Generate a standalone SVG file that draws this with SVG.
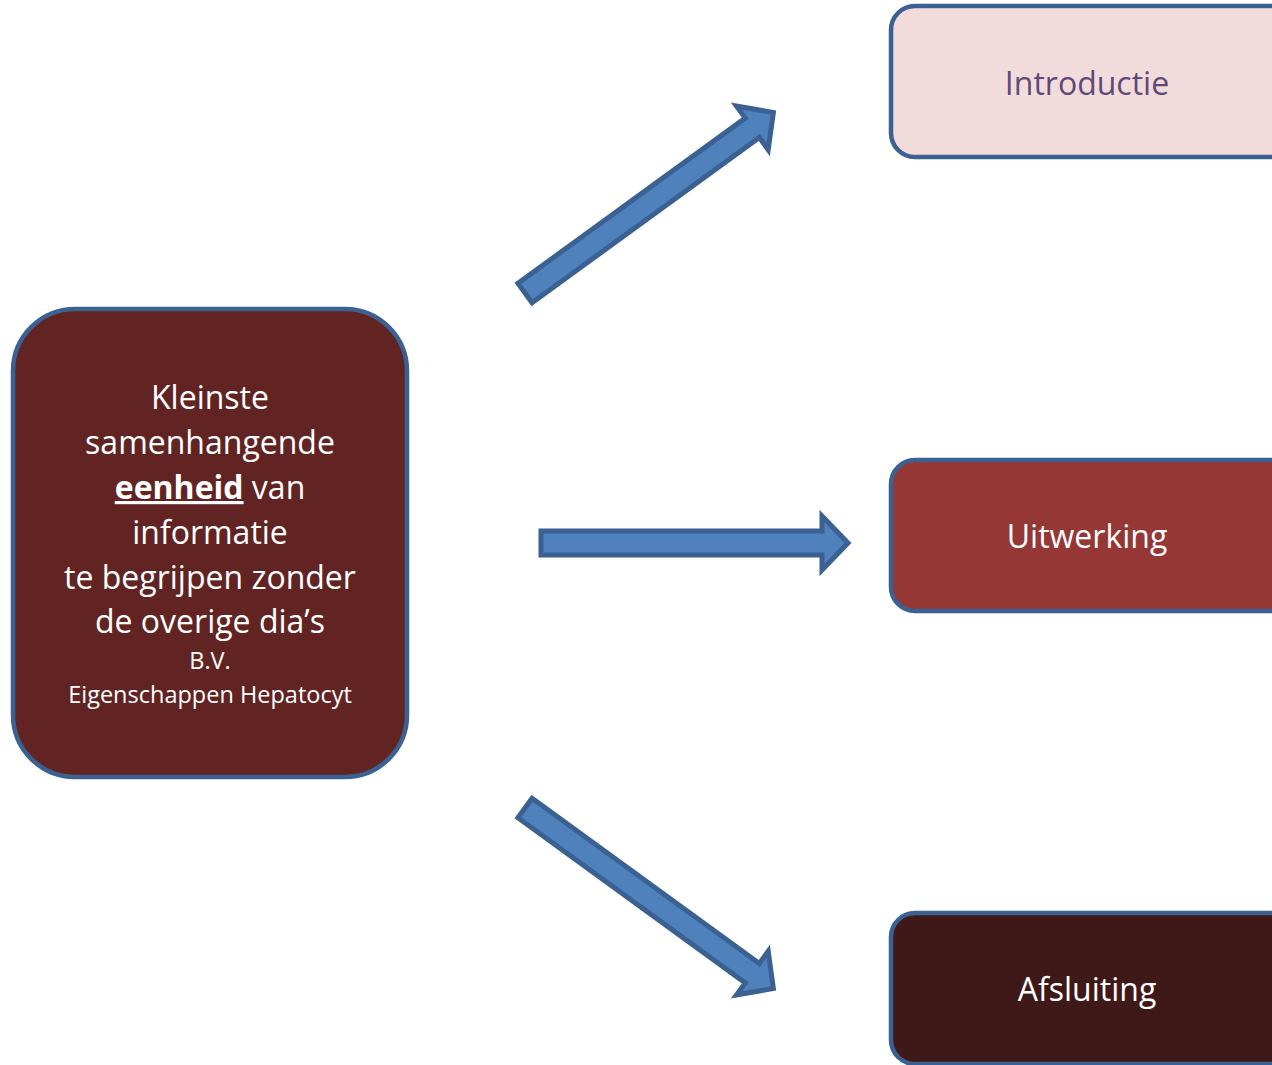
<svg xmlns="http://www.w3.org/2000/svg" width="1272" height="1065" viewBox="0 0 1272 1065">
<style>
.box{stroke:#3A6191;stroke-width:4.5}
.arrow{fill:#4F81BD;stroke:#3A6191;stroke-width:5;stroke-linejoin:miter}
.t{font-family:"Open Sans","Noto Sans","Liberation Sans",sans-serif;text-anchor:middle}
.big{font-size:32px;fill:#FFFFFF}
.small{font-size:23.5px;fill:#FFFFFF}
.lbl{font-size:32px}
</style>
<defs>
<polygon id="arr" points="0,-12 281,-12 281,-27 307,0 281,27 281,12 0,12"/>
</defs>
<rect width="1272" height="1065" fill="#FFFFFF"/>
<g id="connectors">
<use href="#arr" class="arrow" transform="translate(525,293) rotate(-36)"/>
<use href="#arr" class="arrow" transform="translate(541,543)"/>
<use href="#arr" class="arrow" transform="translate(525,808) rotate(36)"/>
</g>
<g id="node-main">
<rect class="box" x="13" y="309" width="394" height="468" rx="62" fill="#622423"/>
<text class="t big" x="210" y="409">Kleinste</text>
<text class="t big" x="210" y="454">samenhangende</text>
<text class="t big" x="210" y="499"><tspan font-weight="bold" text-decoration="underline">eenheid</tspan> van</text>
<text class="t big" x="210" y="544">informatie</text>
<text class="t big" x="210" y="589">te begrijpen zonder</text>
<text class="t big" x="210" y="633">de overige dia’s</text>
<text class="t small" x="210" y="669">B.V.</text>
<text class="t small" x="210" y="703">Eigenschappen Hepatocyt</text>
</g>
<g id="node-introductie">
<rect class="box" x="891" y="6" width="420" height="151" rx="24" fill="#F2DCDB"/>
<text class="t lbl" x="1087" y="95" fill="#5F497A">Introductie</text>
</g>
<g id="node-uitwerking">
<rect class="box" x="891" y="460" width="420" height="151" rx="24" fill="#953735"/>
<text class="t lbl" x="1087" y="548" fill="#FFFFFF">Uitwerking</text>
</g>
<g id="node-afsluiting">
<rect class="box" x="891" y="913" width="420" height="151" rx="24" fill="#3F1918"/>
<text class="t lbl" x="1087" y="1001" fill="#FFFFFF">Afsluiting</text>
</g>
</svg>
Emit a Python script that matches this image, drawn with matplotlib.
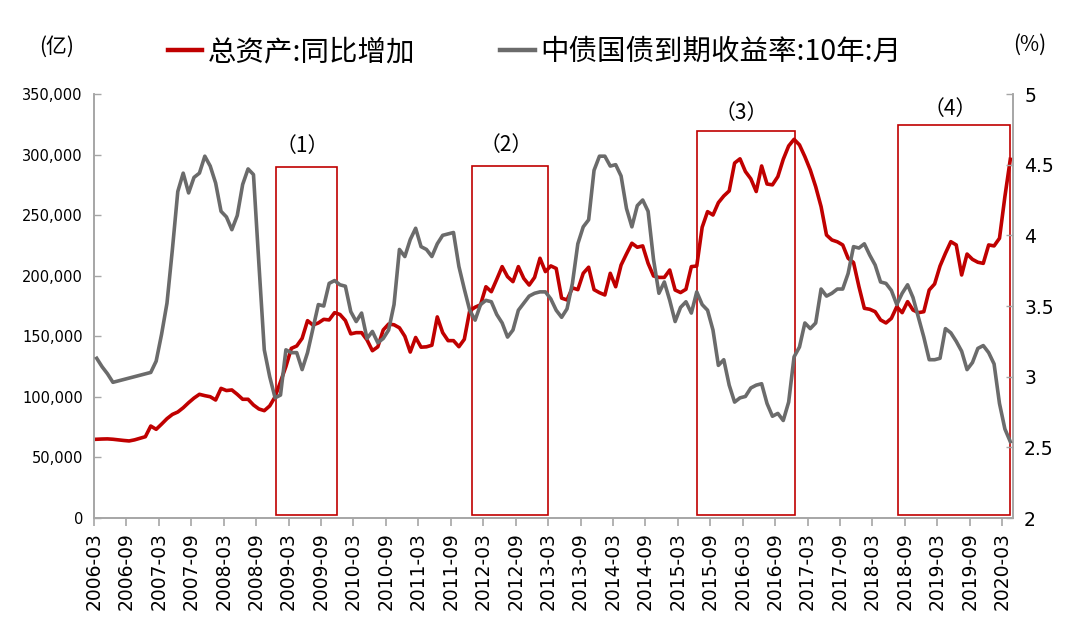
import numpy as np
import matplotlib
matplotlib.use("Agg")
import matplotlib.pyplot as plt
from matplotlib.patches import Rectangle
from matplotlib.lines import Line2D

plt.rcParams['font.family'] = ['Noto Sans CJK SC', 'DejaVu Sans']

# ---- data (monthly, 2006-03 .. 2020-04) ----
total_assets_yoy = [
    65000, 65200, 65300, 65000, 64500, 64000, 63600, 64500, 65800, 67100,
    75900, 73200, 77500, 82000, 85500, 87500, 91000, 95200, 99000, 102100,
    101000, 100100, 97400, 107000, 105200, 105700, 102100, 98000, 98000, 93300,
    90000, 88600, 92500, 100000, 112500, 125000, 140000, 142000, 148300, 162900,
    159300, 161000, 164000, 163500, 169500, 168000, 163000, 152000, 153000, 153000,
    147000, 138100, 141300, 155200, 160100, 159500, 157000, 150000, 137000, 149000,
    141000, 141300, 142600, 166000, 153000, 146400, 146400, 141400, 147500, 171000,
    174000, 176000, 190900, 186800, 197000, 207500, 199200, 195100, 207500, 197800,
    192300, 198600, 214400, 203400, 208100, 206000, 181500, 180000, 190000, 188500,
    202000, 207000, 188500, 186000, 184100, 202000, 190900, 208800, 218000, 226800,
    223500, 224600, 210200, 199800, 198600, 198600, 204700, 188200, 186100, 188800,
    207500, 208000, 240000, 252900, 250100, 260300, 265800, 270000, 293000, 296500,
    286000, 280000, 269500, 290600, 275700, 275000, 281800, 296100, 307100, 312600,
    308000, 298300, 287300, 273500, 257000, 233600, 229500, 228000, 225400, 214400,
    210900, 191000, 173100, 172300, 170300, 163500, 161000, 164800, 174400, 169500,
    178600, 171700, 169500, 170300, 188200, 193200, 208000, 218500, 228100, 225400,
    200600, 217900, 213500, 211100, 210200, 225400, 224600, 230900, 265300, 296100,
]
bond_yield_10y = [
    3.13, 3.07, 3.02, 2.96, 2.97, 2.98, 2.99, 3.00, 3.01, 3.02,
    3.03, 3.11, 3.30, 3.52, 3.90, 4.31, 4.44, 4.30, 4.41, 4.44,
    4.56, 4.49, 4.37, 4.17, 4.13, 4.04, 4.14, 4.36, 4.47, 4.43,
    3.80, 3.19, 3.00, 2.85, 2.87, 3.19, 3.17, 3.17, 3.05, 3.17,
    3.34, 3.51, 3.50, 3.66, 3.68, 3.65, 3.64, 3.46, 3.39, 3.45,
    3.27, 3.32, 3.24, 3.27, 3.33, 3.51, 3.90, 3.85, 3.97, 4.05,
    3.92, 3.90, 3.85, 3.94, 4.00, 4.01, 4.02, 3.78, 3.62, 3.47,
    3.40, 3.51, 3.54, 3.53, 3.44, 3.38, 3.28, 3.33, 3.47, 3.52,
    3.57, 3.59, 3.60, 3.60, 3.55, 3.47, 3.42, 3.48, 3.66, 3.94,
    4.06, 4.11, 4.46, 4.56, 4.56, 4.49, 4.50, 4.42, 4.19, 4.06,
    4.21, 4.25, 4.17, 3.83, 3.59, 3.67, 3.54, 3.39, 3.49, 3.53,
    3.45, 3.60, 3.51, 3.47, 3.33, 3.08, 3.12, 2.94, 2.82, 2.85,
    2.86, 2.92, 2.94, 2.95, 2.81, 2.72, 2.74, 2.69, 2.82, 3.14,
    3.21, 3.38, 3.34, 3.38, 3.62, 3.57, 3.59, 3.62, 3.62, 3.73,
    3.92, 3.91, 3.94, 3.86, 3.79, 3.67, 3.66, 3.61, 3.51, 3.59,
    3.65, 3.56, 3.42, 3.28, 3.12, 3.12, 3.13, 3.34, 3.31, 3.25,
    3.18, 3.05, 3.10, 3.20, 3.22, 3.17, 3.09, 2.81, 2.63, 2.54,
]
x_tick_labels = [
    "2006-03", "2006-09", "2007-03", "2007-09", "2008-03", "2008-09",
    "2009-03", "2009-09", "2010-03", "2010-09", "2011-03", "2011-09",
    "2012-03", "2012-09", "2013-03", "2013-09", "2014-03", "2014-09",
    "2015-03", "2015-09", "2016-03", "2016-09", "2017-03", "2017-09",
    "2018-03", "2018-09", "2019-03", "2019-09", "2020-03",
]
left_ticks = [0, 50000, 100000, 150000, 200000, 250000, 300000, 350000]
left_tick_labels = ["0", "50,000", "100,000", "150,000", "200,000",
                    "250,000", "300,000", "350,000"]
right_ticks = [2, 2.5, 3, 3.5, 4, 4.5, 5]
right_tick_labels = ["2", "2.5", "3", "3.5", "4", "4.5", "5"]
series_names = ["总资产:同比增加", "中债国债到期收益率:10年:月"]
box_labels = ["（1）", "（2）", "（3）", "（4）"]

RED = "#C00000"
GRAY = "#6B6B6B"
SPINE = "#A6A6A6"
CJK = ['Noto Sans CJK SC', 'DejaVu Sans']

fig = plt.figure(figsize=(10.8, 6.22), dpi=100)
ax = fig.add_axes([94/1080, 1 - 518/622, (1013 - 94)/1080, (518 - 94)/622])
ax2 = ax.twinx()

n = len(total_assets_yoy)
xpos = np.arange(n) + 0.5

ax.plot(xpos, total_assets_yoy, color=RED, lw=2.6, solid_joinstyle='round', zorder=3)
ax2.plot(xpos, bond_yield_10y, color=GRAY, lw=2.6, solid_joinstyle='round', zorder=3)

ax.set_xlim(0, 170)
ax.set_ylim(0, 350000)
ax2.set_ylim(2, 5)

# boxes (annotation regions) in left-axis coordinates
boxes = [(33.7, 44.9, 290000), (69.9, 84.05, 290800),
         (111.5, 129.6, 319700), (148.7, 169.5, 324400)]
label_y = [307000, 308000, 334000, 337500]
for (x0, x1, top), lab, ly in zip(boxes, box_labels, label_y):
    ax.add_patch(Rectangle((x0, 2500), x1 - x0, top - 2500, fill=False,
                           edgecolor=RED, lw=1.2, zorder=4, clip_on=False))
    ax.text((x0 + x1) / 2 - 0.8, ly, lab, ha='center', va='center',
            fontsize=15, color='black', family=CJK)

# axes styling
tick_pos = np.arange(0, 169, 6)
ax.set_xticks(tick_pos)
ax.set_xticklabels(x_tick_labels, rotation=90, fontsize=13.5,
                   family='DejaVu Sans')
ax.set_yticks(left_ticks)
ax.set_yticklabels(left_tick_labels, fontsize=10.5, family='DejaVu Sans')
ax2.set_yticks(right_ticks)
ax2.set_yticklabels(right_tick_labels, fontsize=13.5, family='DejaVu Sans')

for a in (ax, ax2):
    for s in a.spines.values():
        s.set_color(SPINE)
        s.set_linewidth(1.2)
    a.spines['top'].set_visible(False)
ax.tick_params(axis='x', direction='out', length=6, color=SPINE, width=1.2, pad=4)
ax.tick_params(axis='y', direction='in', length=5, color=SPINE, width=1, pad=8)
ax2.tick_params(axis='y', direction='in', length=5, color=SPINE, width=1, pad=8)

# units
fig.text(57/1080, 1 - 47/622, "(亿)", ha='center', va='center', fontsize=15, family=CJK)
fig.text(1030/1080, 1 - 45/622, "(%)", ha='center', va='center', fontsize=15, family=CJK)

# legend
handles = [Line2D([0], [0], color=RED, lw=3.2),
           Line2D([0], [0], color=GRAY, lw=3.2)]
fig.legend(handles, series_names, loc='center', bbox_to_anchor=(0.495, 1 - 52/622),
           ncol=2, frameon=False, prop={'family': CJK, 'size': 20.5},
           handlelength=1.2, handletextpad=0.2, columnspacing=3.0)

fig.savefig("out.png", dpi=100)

WRITTEN PROBLEM -
Leave out the pictures and transcribe exactly the lines from the one containing "Emit a Python" through the one containing "plt.rcParams['font.family'] = ['Noto".

TASK ANSWER -
Emit a Python script that matches this image, drawn with matplotlib.
import numpy as np
import matplotlib
matplotlib.use("Agg")
import matplotlib.pyplot as plt
from matplotlib.patches import Rectangle
from matplotlib.lines import Line2D

plt.rcParams['font.family'] = ['Noto Sans CJK SC', 'DejaVu Sans']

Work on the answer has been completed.